The children used yellow yarn and small brown pompoms in the beginning to help them visualize the spaces between letters in words and words in sentences.
The children also have hats or Kid Writing crowns to help them with their writing.  Click here to view Kid Writing Crowns.
 

     The process of learning to write by writing by Donald Graves is the underlying philosophy of the reading-writing process in our Kindergarten classrooms. Journal writing is an ongoing event as children decide on topics, illustrate it by drawing, and then use invented or phonetic spelling to describe the illustrations.
     The children are so proud when they "reread" what they have written. I have learned how to decipher their beginning efforts and you will too. The hope is that you as parents will reinforce through praise the child’s efforts. So often as parents you expect correct spelling and do not realize that spelling is developmental. In order to help you understand the process, here is an outline of the stages of developmental spelling. Formal assessment and rubrics will not be evaluated until March.  When a writing, journal or book come home, I will assign a number in the upper right corner of the paper, indicating what level I believe the child to be writing at.
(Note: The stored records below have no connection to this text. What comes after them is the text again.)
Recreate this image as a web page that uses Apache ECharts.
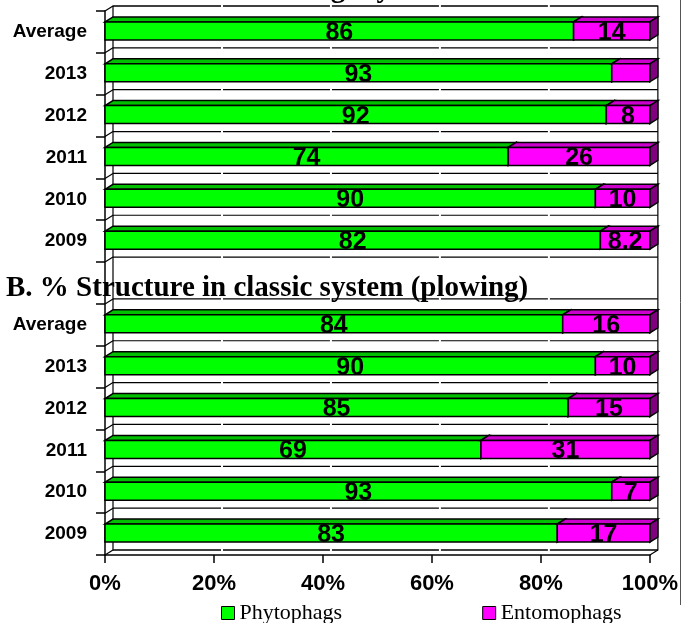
<!DOCTYPE html>
<html>
<head>
<meta charset="utf-8">
<script src="https://cdn.jsdelivr.net/npm/echarts@6/dist/echarts.min.js"></script>
<style>
  html, body { margin: 0; padding: 0; background: #fff; }
  #chart { width: 681px; height: 623px; }
</style>
</head>
<body>
<div id="chart"></div>
<script>
// Rows of each panel, top to bottom
const categories = ['Average', '2013', '2012', '2011', '2010', '2009'];

// A. no-tillage system
const phytophagsA = [86, 93, 92, 74, 90, 82];
const entomophagsA = [14, 7, 8, 26, 10, 8.2];
const entoLabelledA = [true, false, true, true, true, true];

// B. classic system (plowing)
const phytophagsB = [84, 90, 85, 69, 93, 83];
const entomophagsB = [16, 10, 15, 31, 7, 17];
const entoLabelledB = [true, true, true, true, true, true];

const xTicks = [0, 20, 40, 60, 80, 100];

const titleA = 'A. % Structure in no-tillage system';
const titleB = 'B. % Structure in classic system (plowing)';
const seriesNames = ['Phytophags', 'Entomophags'];

// category slots: panel A, one empty slot, panel B
const yKeys = [].concat(
  categories.map(c => 'A|' + c),
  ['gap|'],
  categories.map(c => 'B|' + c)
);
const rowOffsetB = categories.length + 1;

// 100 % stacked shares
function buildRows(phyto, ento, labelled, offset) {
  const ph = [], en = [];
  phyto.forEach((p, i) => {
    const e = ento[i];
    const total = p + e;
    const pShare = p / total * 100;
    ph.push({ value: [0, pShare, offset + i], label: String(p) });
    en.push({ value: [pShare, 100, offset + i], label: labelled[i] ? String(e) : '' });
  });
  return [ph, en];
}
const [phA, enA] = buildRows(phytophagsA, entomophagsA, entoLabelledA, 0);
const [phB, enB] = buildRows(phytophagsB, entomophagsB, entoLabelledB, rowOffsetB);

const DX = 8, DY = 5;
const LINE = '#000';

const faceColors = {
  Phytophags: { front: '#00ff00', top: '#00c000', side: '#008000' },
  Entomophags: { front: '#ff00ff', top: '#cc00cc', side: '#800080' }
};

function barRenderer(name, labels) {
  const col = faceColors[name];
  return function (params, api) {
    const start = api.value(0), end = api.value(1), row = api.value(2);
    const p0 = api.coord([start, row]);
    const p1 = api.coord([end, row]);
    const band = api.size([0, 1])[1];
    const h = band * 0.43;
    const cy = p0[1] - 1;
    const top = cy - h / 2, bottom = cy + h / 2;
    const x0 = p0[0], x1 = p1[0];
    const stroke = { stroke: LINE, lineWidth: 1.5 };
    const children = [
      { type: 'polygon', shape: { points: [[x0, top], [x0 + DX, top - DY], [x1 + DX, top - DY], [x1, top]] },
        style: Object.assign({ fill: col.top }, stroke) },
      { type: 'polygon', shape: { points: [[x1, top], [x1 + DX, top - DY], [x1 + DX, bottom - DY], [x1, bottom]] },
        style: Object.assign({ fill: col.side }, stroke) },
      { type: 'rect', shape: { x: x0, y: top, width: x1 - x0, height: h },
        style: Object.assign({ fill: col.front }, stroke) }
    ];
    const txt = labels[params.dataIndex];
    if (txt) {
      children.push({
        type: 'text', z2: 10,
        style: { text: txt, x: (x0 + x1) / 2, y: cy + 2, align: 'center', verticalAlign: 'middle',
          fill: '#000', font: 'bold 25px "Liberation Sans", Arial, sans-serif' }
      });
    }
    return { type: 'group', children: children };
  };
}

// walls, gridlines and floor of the 3D frame
function frameRenderer(params, api) {
  const band = api.size([0, 1])[1];
  const n = yKeys.length;
  const xL = api.coord([0, 0])[0];
  const xR = api.coord([100, 0])[0];
  const yTop = api.coord([0, 0])[1] - band / 2;
  const yBot = yTop + band * n;
  const children = [];
  // back wall
  children.push({ type: 'rect', shape: { x: xL + DX, y: yTop - DY, width: xR - xL, height: yBot - yTop },
    style: { fill: '#fff', stroke: LINE, lineWidth: 1.2 } });
  for (let i = 0; i <= n; i++) {
    const yb = yTop + band * i;
    // back wall gridline
    children.push({ type: 'line', shape: { x1: xL + DX, y1: yb - DY, x2: xR + DX, y2: yb - DY },
      style: { stroke: LINE, lineWidth: 1.2 } });
    // side wall edge
    children.push({ type: 'line', shape: { x1: xL, y1: yb, x2: xL + DX, y2: yb - DY },
      style: { stroke: LINE, lineWidth: 1.2 } });
    // value gridlines on the back wall
    xTicks.slice(1, -1).forEach(t => {
      const gx = api.coord([t, 0])[0] + DX;
      children.push({ type: 'rect', shape: { x: gx - 1, y: yb - DY - 1.5, width: 2, height: 3 },
        style: { fill: '#fff' } });
    });
  }
  // floor right edge
  children.push({ type: 'line', shape: { x1: xR, y1: yBot, x2: xR + DX, y2: yBot - DY },
    style: { stroke: LINE, lineWidth: 1.2 } });
  return { type: 'group', children: children };
}

const chart = echarts.init(document.getElementById('chart'), null, { renderer: 'canvas' });

chart.setOption({
  backgroundColor: '#fff',
  animation: false,
  grid: { left: 105, right: 31, top: 11, bottom: 68 },
  xAxis: {
    type: 'value', min: 0, max: 100, interval: 20,
    axisLine: { show: true, lineStyle: { color: '#000', width: 1.5 } },
    axisTick: { show: true, length: 8, lineStyle: { color: '#000', width: 1.5 } },
    splitLine: { show: false },
    axisLabel: { formatter: '{value}%', color: '#000', fontWeight: 'bold', fontSize: 22,
      fontFamily: '"Liberation Sans", Arial, sans-serif', margin: 18 }
  },
  yAxis: {
    type: 'category', inverse: true, data: yKeys,
    axisLine: { show: true, lineStyle: { color: '#000', width: 1.5 } },
    axisTick: { show: true, length: 9, lineStyle: { color: '#000', width: 1.5 } },
    splitLine: { show: false },
    axisLabel: { formatter: v => v.split('|')[1], color: '#000', fontWeight: 'bold', fontSize: 19,
      fontFamily: '"Liberation Sans", Arial, sans-serif', margin: 18 }
  },
  legend: {
    data: seriesNames, left: 216, top: 597, icon: 'rect', itemWidth: 13, itemHeight: 13, itemGap: 140,
    itemStyle: { borderColor: '#000', borderWidth: 1 },
    textStyle: { color: '#000', fontSize: 22, fontFamily: '"Liberation Serif", "Times New Roman", serif' }
  },
  series: [
    { type: 'custom', name: 'frame', data: [[0, 0, 0]], renderItem: frameRenderer, clip: false, z: 1, silent: true },
    { type: 'custom', name: 'Phytophags', color: '#00ff00', z: 2, clip: false,
      data: phA.concat(phB).map(d => d.value),
      renderItem: barRenderer('Phytophags', phA.concat(phB).map(d => d.label)) },
    { type: 'custom', name: 'Entomophags', color: '#ff00ff', z: 3, clip: false,
      data: enA.concat(enB).map(d => d.value),
      renderItem: barRenderer('Entomophags', enA.concat(enB).map(d => d.label)) }
  ],
  graphic: [
    { type: 'text', left: 6, top: 274, z: 100,
      style: { text: titleB, fill: '#000', font: 'bold 29px "Liberation Serif", "Times New Roman", serif' } },
    { type: 'text', left: 13, top: -25, z: 100,
      style: { text: titleA, fill: '#000', font: 'bold 29px "Liberation Serif", "Times New Roman", serif' } },
    { type: 'line', z: 100, shape: { x1: 680.5, y1: 0, x2: 680.5, y2: 605 },
      style: { stroke: '#555', lineWidth: 1 } }
  ]
});
</script>
</body>
</html>
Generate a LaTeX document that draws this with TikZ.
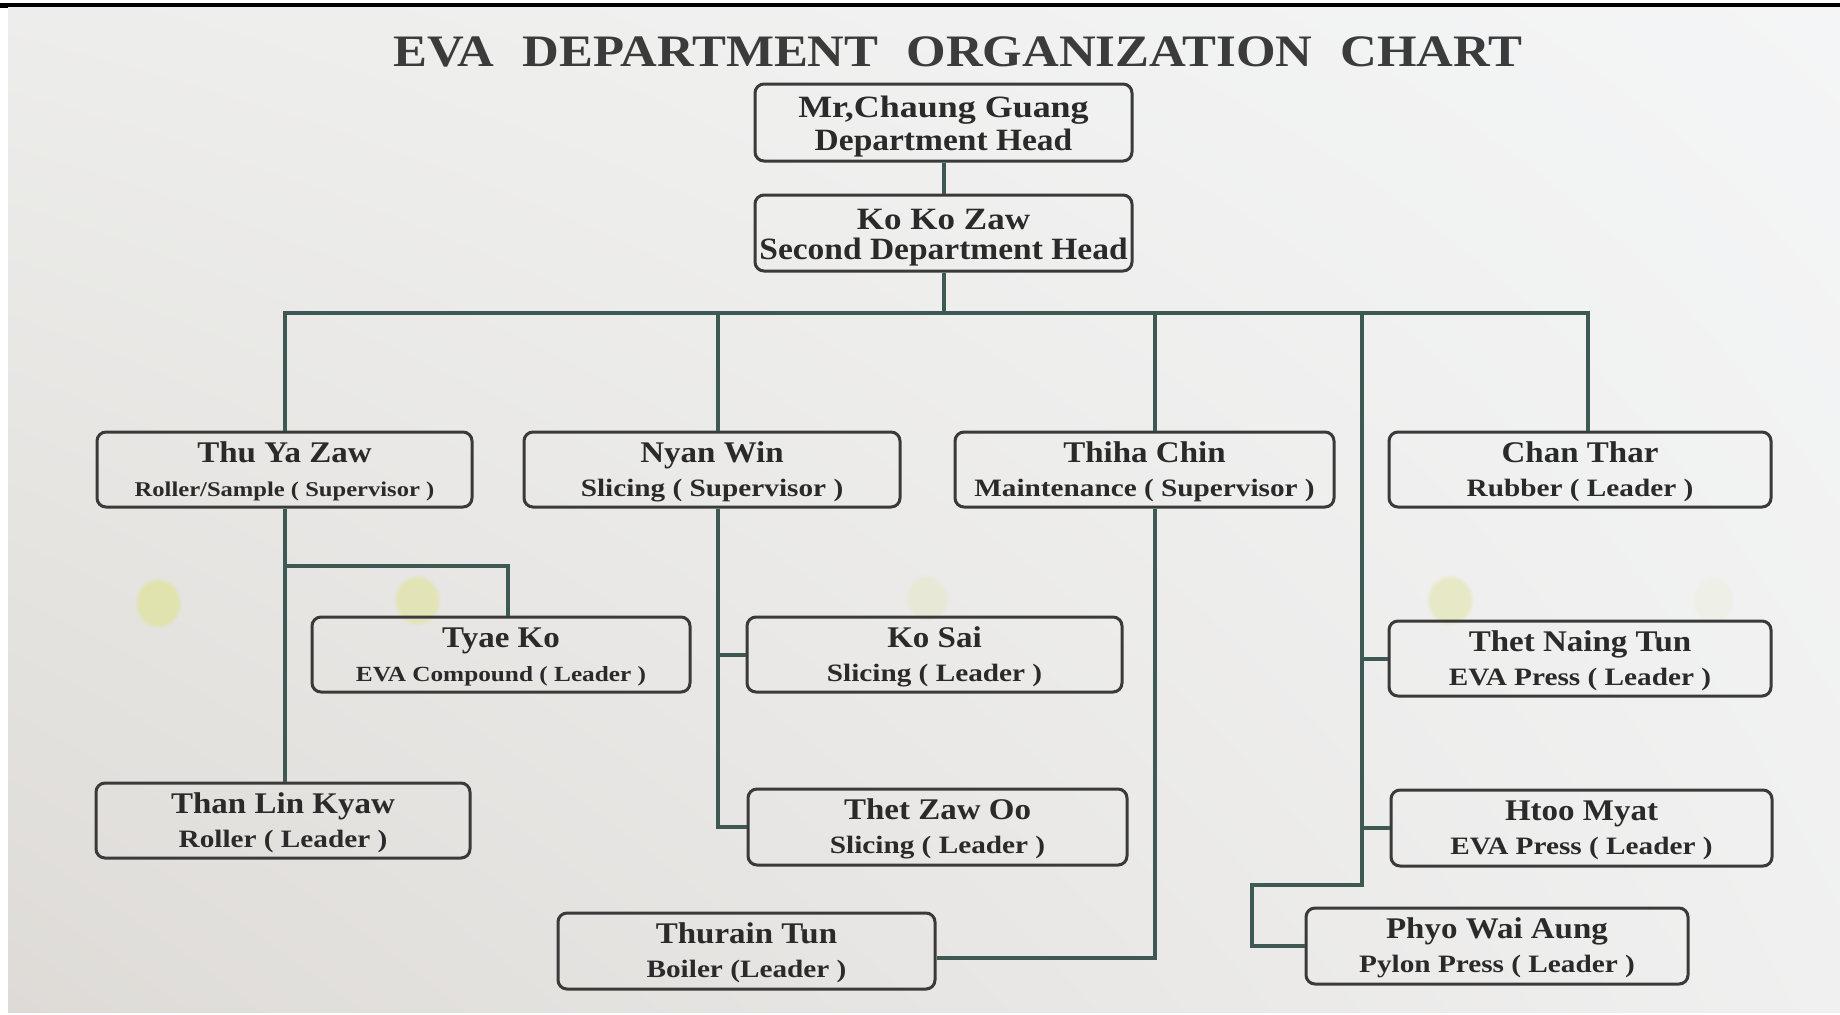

Refer to this outline as a guide to your child's development in writing.
Stages of Spelling Development (J. Richard Gentry)
What follows are descriptions of the five stages of spelling development identified by Gentry:
1. Precommunicative:  Precommunicative spelling is used to describe writing that only conveys meaning for the child who wrote it.  At this stage, the child conveys a message through scribbles, shapes, drawings, and/or letters that are strung together randomly and does not know that letters represent sounds.

Examples: PRT = cake, RLFP = type.

2. Semiphonetic:     Semiphonetic spellers know that letters represent sounds.  The word semiphonetic is used to indicate that these spellers write only some of the letters in a word.  They very often use an initial consonant to represent a whole word.  They may or may not put spaces between words

Examples: K= cake, t = type, MBEWWLNT = My baby was with me last night.

3. Phonetic:  Phonetic spellers spell words the way they sound.  They write all the sounds they hear in words.  These spellings do not necessarily look like English spellings, but they are quite readable.  Initial and final consonants are in place, and these spellers gradually add vowels, even though they may not be correct.  Word spacing is evident.

Examples: cak = cake, tip = type, caek = cake, It trd in to a brd = It turned into a bird.

4. Transitional:  Transitional spellers begin to write words in more conventional ways.  These spellers undergo a transition from reliance on sound to reliance on visual memory of how the word looks in print.  They write with more correct vowels in every syllable.  Often, all the letters necessary to spell the word are there, but some letters may be reversed. 

Examples:  tipe = type, caek = cake, huose = house, opne = open.

5. Conventional:  Conventional spellers develop over years of word study, reading, and writing.  Their knowledge of the spelling system is firmly established.  These spellers know when words don't look right, and they experiment with alternatives.  They spell a large number of words automatically.  Conventional spelling is a lifelong process.